The time consumption of loops is bounded by synthesising a polytope containing all tuples of loop counter valuations. For example, for two loops with counters i and j bounded by parameters n and m, we synthesize a polytope of the form: \(a \le i \le n+b \wedge c \le j \le m+d\), where abcd are inferred by our method. For heap consumption, we use the cost model of [24]. We encode \( max \) using disjunctions.

Dealing with relational dependencies. We use #Horn to analyze programs mcm for matrix chain multiplication of Sect. 2 and an array manipulating program band matrix for which code is provided in [37], with results in Table 1b. These examples require the tracking of relational dependencies between variables. The example mcm is particularly challenging as it requires reasoning about recursive function calls. We are not aware of any other method that can handle programs with both features. We use a template specifying that the sought polytope consists of three and four symbolic vertices, respectively. Choosing a template that is not expressive enough might only allow to prove coarser bounds, however, one can automate the problem of finding an appropriate template by iterating over templates with an increasing number of symbolic vertices.

figure e

Synthesis of countermeasures. By relying on recursive Horn clauses as input language, #Horn is readily applicable to a number of verification questions that go beyond reachability. We illustrate this using the example of procedure index(ae), which returns the first position of an element e in an array a. Note that the execution time of index (modeled by the variable t) reveals the position of e. We apply #Horn for synthesizing a padding countermeasure against this timing side channel. Namely, we seek to instantiate the initialization of the variable j such that it provides enough padding for a given bound on leakage. This is achieved by bounding the cardinality of the set of possible final values of t. We add an additional clause that constrains the cardinality of values for t upon termination, as the logarithm of this number corresponds to the amount of leaked information in bits, see e.g. [36]. Table 1c provides the timings and synthesized initialization of j for different bounds on leakage.

8 Related Work

Counting integer points in polytopes. The theory of counting integer points in polytopes has found wide-spread applications in program analysis. All applications we are aware of (including [2, 17, 28, 40]) compute cardinalities for given polytopes, whereas our interpolation method computes polytopes for given cardinality constraints.
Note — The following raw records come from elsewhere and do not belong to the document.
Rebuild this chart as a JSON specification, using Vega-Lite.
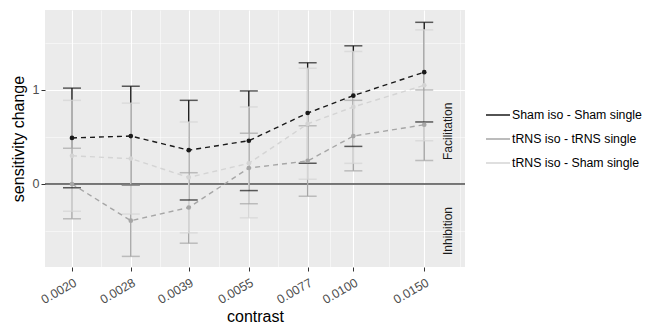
{
  "$schema": "https://vega.github.io/schema/vega-lite/v6.json",
  "width": 420,
  "height": 257,
  "autosize": {"type": "none"},
  "padding": {"left": 45, "top": 10, "right": 184, "bottom": 58},
  "background": "white",
  "view": {"fill": "#ebebeb", "stroke": null},
  "config": {
    "font": "Liberation Sans",
    "axis": {"domain": false, "tickColor": "#333333", "tickSize": 4, "labelColor": "#4d4d4d", "labelFontSize": 12.5, "titleFontSize": 16, "titleFontWeight": "normal", "titleColor": "#000000", "gridColor": "#ffffff"},
    "legend": {"labelFontSize": 12.3, "labelColor": "#000000", "symbolType": "stroke", "symbolSize": 576, "symbolStrokeWidth": 1.5, "rowPadding": 4, "labelOffset": 1, "labelLimit": 300}
  },
  "datasets": {
    "d": [
      {"contrast": 0.0020, "series": "Sham iso - Sham single", "mean": 0.49, "lo": -0.04, "hi": 1.02},
      {"contrast": 0.0028, "series": "Sham iso - Sham single", "mean": 0.51, "lo": -0.01, "hi": 1.04},
      {"contrast": 0.0039, "series": "Sham iso - Sham single", "mean": 0.36, "lo": -0.17, "hi": 0.89},
      {"contrast": 0.0055, "series": "Sham iso - Sham single", "mean": 0.46, "lo": -0.07, "hi": 0.99},
      {"contrast": 0.0077, "series": "Sham iso - Sham single", "mean": 0.755, "lo": 0.22, "hi": 1.29},
      {"contrast": 0.0100, "series": "Sham iso - Sham single", "mean": 0.94, "lo": 0.40, "hi": 1.47},
      {"contrast": 0.0150, "series": "Sham iso - Sham single", "mean": 1.19, "lo": 0.66, "hi": 1.72},
      {"contrast": 0.0020, "series": "tRNS iso - tRNS single", "mean": 0.0, "lo": -0.37, "hi": 0.38},
      {"contrast": 0.0028, "series": "tRNS iso - tRNS single", "mean": -0.39, "lo": -0.77, "hi": -0.01},
      {"contrast": 0.0039, "series": "tRNS iso - tRNS single", "mean": -0.25, "lo": -0.63, "hi": 0.12},
      {"contrast": 0.0055, "series": "tRNS iso - tRNS single", "mean": 0.17, "lo": -0.21, "hi": 0.54},
      {"contrast": 0.0077, "series": "tRNS iso - tRNS single", "mean": 0.245, "lo": -0.13, "hi": 0.62},
      {"contrast": 0.0100, "series": "tRNS iso - tRNS single", "mean": 0.51, "lo": 0.14, "hi": 0.89},
      {"contrast": 0.0150, "series": "tRNS iso - tRNS single", "mean": 0.63, "lo": 0.25, "hi": 1.0},
      {"contrast": 0.0020, "series": "tRNS iso - Sham single", "mean": 0.30, "lo": -0.29, "hi": 0.89},
      {"contrast": 0.0028, "series": "tRNS iso - Sham single", "mean": 0.27, "lo": -0.32, "hi": 0.86},
      {"contrast": 0.0039, "series": "tRNS iso - Sham single", "mean": 0.07, "lo": -0.52, "hi": 0.66},
      {"contrast": 0.0055, "series": "tRNS iso - Sham single", "mean": 0.22, "lo": -0.36, "hi": 0.82},
      {"contrast": 0.0077, "series": "tRNS iso - Sham single", "mean": 0.64, "lo": 0.05, "hi": 1.23},
      {"contrast": 0.0100, "series": "tRNS iso - Sham single", "mean": 0.82, "lo": 0.22, "hi": 1.41},
      {"contrast": 0.0150, "series": "tRNS iso - Sham single", "mean": 1.05, "lo": 0.46, "hi": 1.64}
    ],
    "notes": [
      {"contrast": 0.0172, "value": 0.56, "label": "Facilitation"},
      {"contrast": 0.0172, "value": -0.5, "label": "Inhibition"}
    ],
    "zero": [{"value": 0}]
  },
  "layer": [
    {
      "data": {"name": "zero"},
      "mark": {"type": "rule", "color": "#4d4d4d", "strokeWidth": 1.6},
      "encoding": {"y": {"field": "value", "type": "quantitative"}}
    },
    {
      "data": {"name": "d"},
      "mark": {"type": "rule", "strokeWidth": 1.4},
      "encoding": {
        "x": {"field": "contrast", "type": "quantitative",
          "scale": {"type": "log", "domain": [0.001714, 0.01894], "nice": false},
          "axis": {
            "title": "contrast",
            "values": [0.002, 0.002366, 0.0028, 0.003305, 0.0039, 0.004631, 0.0055, 0.006508, 0.0077, 0.008775, 0.01, 0.012247, 0.015, 0.01837],
            "labelExpr": "indexof([0.002,0.0028,0.0039,0.0055,0.0077,0.01,0.015], datum.value) >= 0 ? format(datum.value, '.4f') : ''",
            "labelAngle": -30,
            "labelFlush": false,
            "labelOverlap": false,
            "labelPadding": 5,
            "titlePadding": 3,
            "tickOpacity": {"condition": {"test": "indexof([0.002,0.0028,0.0039,0.0055,0.0077,0.01,0.015], datum.value) >= 0", "value": 1}, "value": 0},
            "gridWidth": {"condition": {"test": "indexof([0.002,0.0028,0.0039,0.0055,0.0077,0.01,0.015], datum.value) >= 0", "value": 1.1}, "value": 0.5}
          }
        },
        "y": {"field": "lo", "type": "quantitative",
          "scale": {"domain": [-0.883, 1.851], "nice": false, "zero": false},
          "axis": {
            "title": "sensitivity change",
            "values": [-0.5, 0, 0.5, 1, 1.5],
            "labelExpr": "datum.value % 1 == 0 ? format(datum.value, 'd') : ''",
            "labelFontSize": 12.5,
            "tickOpacity": {"condition": {"test": "datum.value % 1 == 0", "value": 1}, "value": 0},
            "gridWidth": {"condition": {"test": "datum.value % 1 == 0", "value": 1.1}, "value": 0.5},
            "titlePadding": 6
          }
        },
        "y2": {"field": "hi"},
        "color": {"field": "series", "type": "nominal",
          "scale": {"domain": ["Sham iso - Sham single", "tRNS iso - tRNS single", "tRNS iso - Sham single"], "range": ["#1a1a1a", "#a6a6a6", "#d4d4d4"]},
          "legend": {"title": null, "orient": "none", "legendX": 440, "legendY": 92}
        }
      }
    },
    {
      "data": {"name": "d"},
      "mark": {"type": "tick", "orient": "horizontal", "size": 18, "thickness": 1.5},
      "encoding": {
        "x": {"field": "contrast", "type": "quantitative"},
        "y": {"field": "lo", "type": "quantitative"},
        "color": {"field": "series", "type": "nominal", "legend": null}
      }
    },
    {
      "data": {"name": "d"},
      "mark": {"type": "tick", "orient": "horizontal", "size": 18, "thickness": 1.5},
      "encoding": {
        "x": {"field": "contrast", "type": "quantitative"},
        "y": {"field": "hi", "type": "quantitative"},
        "color": {"field": "series", "type": "nominal", "legend": null}
      }
    },
    {
      "data": {"name": "d"},
      "mark": {"type": "line", "strokeDash": [5, 4], "strokeWidth": 1.4},
      "encoding": {
        "x": {"field": "contrast", "type": "quantitative"},
        "y": {"field": "mean", "type": "quantitative"},
        "color": {"field": "series", "type": "nominal", "legend": null}
      }
    },
    {
      "data": {"name": "d"},
      "mark": {"type": "point", "filled": true, "opacity": 1, "size": 22},
      "encoding": {
        "x": {"field": "contrast", "type": "quantitative"},
        "y": {"field": "mean", "type": "quantitative"},
        "color": {"field": "series", "type": "nominal", "legend": null}
      }
    },
    {
      "data": {"name": "notes"},
      "mark": {"type": "text", "angle": 270, "fontSize": 12, "color": "#1a1a1a", "align": "center", "baseline": "middle"},
      "encoding": {
        "x": {"field": "contrast", "type": "quantitative"},
        "y": {"field": "value", "type": "quantitative"},
        "text": {"field": "label"}
      }
    }
  ]
}
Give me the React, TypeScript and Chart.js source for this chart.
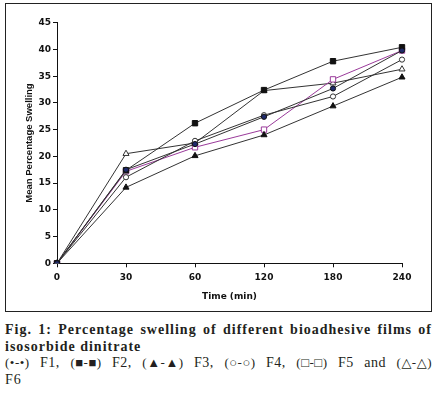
import React, { useEffect, useRef } from "react";
import { Chart, registerables } from "chart.js";

Chart.register(...registerables);

const categories = ["0", "30", "60", "120", "180", "240"];
const yTicks = [0, 5, 10, 15, 20, 25, 30, 35, 40, 45];

const F1 = [0, 17.5, 22.3, 27.4, 32.7, 39.8];
const F2 = [0, 17.4, 26.2, 32.4, 37.8, 40.4];
const F3 = [0, 14.2, 20.1, 24.0, 29.4, 34.8];
const F4 = [0, 16.1, 22.9, 27.7, 31.2, 38.1];
const F5 = [0, 17.2, 21.7, 25.0, 34.4, 39.8];
const F6 = [0, 20.5, 22.5, 32.3, 33.7, 36.3];

const legendItems = [
  { sym: "(•-•)", name: "F1," },
  { sym: "(■-■)", name: "F2," },
  { sym: "(▲-▲)", name: "F3," },
  { sym: "(○-○)", name: "F4," },
  { sym: "(□-□)", name: "F5 and" },
  { sym: "(△-△)", name: "" },
];

const LINE = "#333333";
const PURPLE = "#9a3a9a";

export default function App() {
  const ref = useRef<HTMLCanvasElement | null>(null);

  useEffect(() => {
    if (!ref.current) return;
    const mk = (label: string, data: number[], opts: any) => ({
      label,
      data,
      borderColor: LINE,
      borderWidth: 1,
      pointBorderWidth: 1,
      pointBorderColor: "#111111",
      tension: 0,
      ...opts,
    });
    const chart = new Chart(ref.current, {
      type: "line",
      data: {
        labels: categories,
        datasets: [
          mk("F1", F1, { pointStyle: "circle", pointRadius: 2.6, pointBackgroundColor: "#1f2a6b" }),
          mk("F2", F2, { pointStyle: "rect", pointRadius: 3.8, pointBackgroundColor: "#111111" }),
          mk("F3", F3, { pointStyle: "triangle", pointRadius: 3.5, pointBackgroundColor: "#111111" }),
          mk("F4", F4, { pointStyle: "circle", pointRadius: 2.6, pointBackgroundColor: "#ffffff", pointBorderColor: "#333333" }),
          mk("F5", F5, { pointStyle: "rect", pointRadius: 3.8, pointBackgroundColor: "#ffffff", pointBorderColor: PURPLE, borderColor: PURPLE }),
          mk("F6", F6, { pointStyle: "triangle", pointRadius: 3.5, pointBackgroundColor: "#ffffff", pointBorderColor: "#333333" }),
        ],
      },
      options: {
        animation: false,
        responsive: false,
        maintainAspectRatio: false,
        layout: { padding: { top: 18.7, right: 29, left: 0, bottom: 0 } },
        plugins: { legend: { display: false }, tooltip: { enabled: false } },
        scales: {
          x: {
            type: "category",
            offset: false,
            afterFit: (s: any) => { s.height = 47.7; },
            grid: { drawOnChartArea: false, drawTicks: true, tickLength: 4, color: "#111111" },
            border: { color: "#111111", width: 1 },
            ticks: { padding: 5, color: "#111111", font: { family: "DejaVu Sans", size: 9, weight: "bold" }, maxRotation: 0, autoSkip: false },
            title: { display: true, text: "Time (min)", color: "#111111", padding: { top: 0, bottom: 8.9 }, font: { family: "DejaVu Sans", size: 9, weight: "bold" } },
          },
          y: {
            min: 0,
            max: 45,
            afterFit: (s: any) => { s.width = 51; },
            afterBuildTicks: (s: any) => { s.ticks = yTicks.map((v) => ({ value: v })); },
            grid: { drawOnChartArea: false, drawTicks: true, tickLength: 4, color: "#111111" },
            border: { color: "#111111", width: 1 },
            ticks: { padding: 2, color: "#111111", font: { family: "DejaVu Sans", size: 9, weight: "bold" } },
            title: { display: true, text: "Mean Percentage Swelling", color: "#111111", padding: { top: 17.5, bottom: 0 }, font: { family: "Liberation Sans", size: 9.5, weight: "bold" } },
          },
        },
      },
    });
    return () => chart.destroy();
  }, []);

  const cap: React.CSSProperties = {
    position: "absolute",
    left: 5,
    width: 427,
    fontFamily: "'Liberation Serif', 'DejaVu Serif', serif",
    fontSize: 14,
    letterSpacing: "1px",
    lineHeight: "16.5px",
    color: "#231f20",
    whiteSpace: "nowrap",
  };

  return (
    <div style={{ position: "relative", width: 439, height: 399, background: "#ffffff", overflow: "hidden" }}>
      <style>{"body{margin:0}"}</style>
      <div style={{ position: "absolute", left: 5, top: 3, width: 427, height: 309, border: "1px solid #222", boxSizing: "border-box" }}>
        <canvas ref={ref} width={425} height={307} style={{ display: "block", width: 425, height: 307 }} />
      </div>
      <div style={{ ...cap, top: 322, fontWeight: "bold", textAlign: "justify", textAlignLast: "justify" }}>
        Fig. 1: Percentage swelling of different bioadhesive films of
      </div>
      <div style={{ ...cap, top: 338.5, fontWeight: "bold" }}>isosorbide dinitrate</div>
      <div style={{ ...cap, top: 355, letterSpacing: "0.5px", textAlign: "justify", textAlignLast: "justify" }}>
        {legendItems.map((it, i) => (
          <React.Fragment key={i}>
            <span style={{ display: "inline-block", fontSize: 13 }}>{it.sym}</span>
            {it.name ? " " + it.name + " " : ""}
          </React.Fragment>
        ))}
      </div>
      <div style={{ ...cap, top: 371.5 }}>F6</div>
    </div>
  );
}
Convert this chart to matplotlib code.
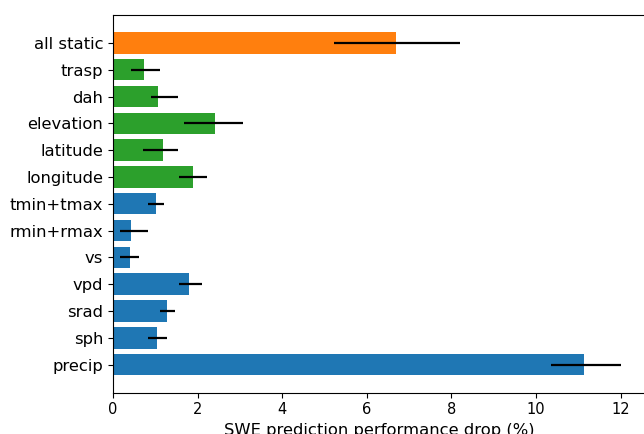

Verdoolaege et al. [40] also derive symbolic expressions for the number of integer points in parametric polytopes. In their approach, the parameter governs only the offset of the bounding hyperplanes (and hence the position of the vertices of the polytope) but not their tilt (and hence not the generators of the vertex cones). The advantage of fixing the vertex cones is that Barvinok’s decomposition can be applied to handle arbitrary polytope shapes. In contrast, our interpolation procedure \(\#\textsc {Itp}_\textsc {LIA} \) (see Sect. 4) leaves the vertices and the generators of the vertex cones symbolic, up to constraints that ensure their unimodularity. The benefit of this approach is the additional degree of freedom for the synthesis procedure. #Horn leverages both approaches: the one from [40] for checking cardinality constraints, and \(\#\textsc {Itp}_\textsc {LIA} \) for refining the abstraction.

Recently, [17] presented a logic and decision procedure for satisfiability in the presence of cardinality constraints for the case of linear arithmetic. In contrast, we focus on synthesizing formulas that satisfy cardinality constraints, rather than checking their satisfiability.

Resource bounds. In [26] a static analysis estimates the worst case execution time of non-parametric loops using the box domain. To ensure precision, the widening operator intersects the current abstraction with polytopes derived from conditional statements. In contrast, our approach generates abstraction consisting of parametric unimodular polytopes (which include boxes as a special case). In [21], the authors compute parametric resource and time bounds by instrumenting the program with (multiple-) counters, using static analysis to compute a bound for the counters, and combining the results to yield a bound for the entire program. In contrast, we fit polytopes over each iteration domain of the program, thus avoiding the need to infer counter placement and enabling higher precision by tracking dependencies between variables. In [39] a pattern-matching based method extracts polytopes representing the iteration domain of for-loops from C source. In contrast our method operates on unstructured programs represented as Horn clauses. In [23, 24], a type system for the amortized analysis for higher-order, polymorphic programs is developed. Their focus lies on recursive data-types while we mostly deal with recursion/loops over the integers. In [10], this line of work is extended to the verification of C programs. In [1, 30] closed-form bounds on resource usage are established by solving recurrence relations.

Quantitative verification. Existing verification methods for other theories rely on cardinality extensions of SAT [18], or Boolean algebra of (uninterpreted) sets [25], multisets [31], and fractional collections [32]. These approaches focus on either computing the model size or checking satisfiability of a formula containing cardinality constraints. Cardinalities of uninterpreted sets are also used in [20] for establishing termination and memory usage bounds based on fixed abstractions. Finally, CEGAR approaches for weighted transition systems have been studied in  [11, 12]. These approaches considers abstractions for mean-payoff objectives such as limit-average or discounted sum.

9 Conclusion

We applied the theory of counting integer points in polytopes to devise an algorithm for a cardinality-constrained extension of Craig interpolation. This algorithm proceeds by posing constraints on a symbolic polytope that specify both its shape and cardinality and then solves the constraints via an SMT solver. We embedded our interpolation procedure into a solver for recursive Horn clauses with cardinality constraints and experimentally demonstrated its potential.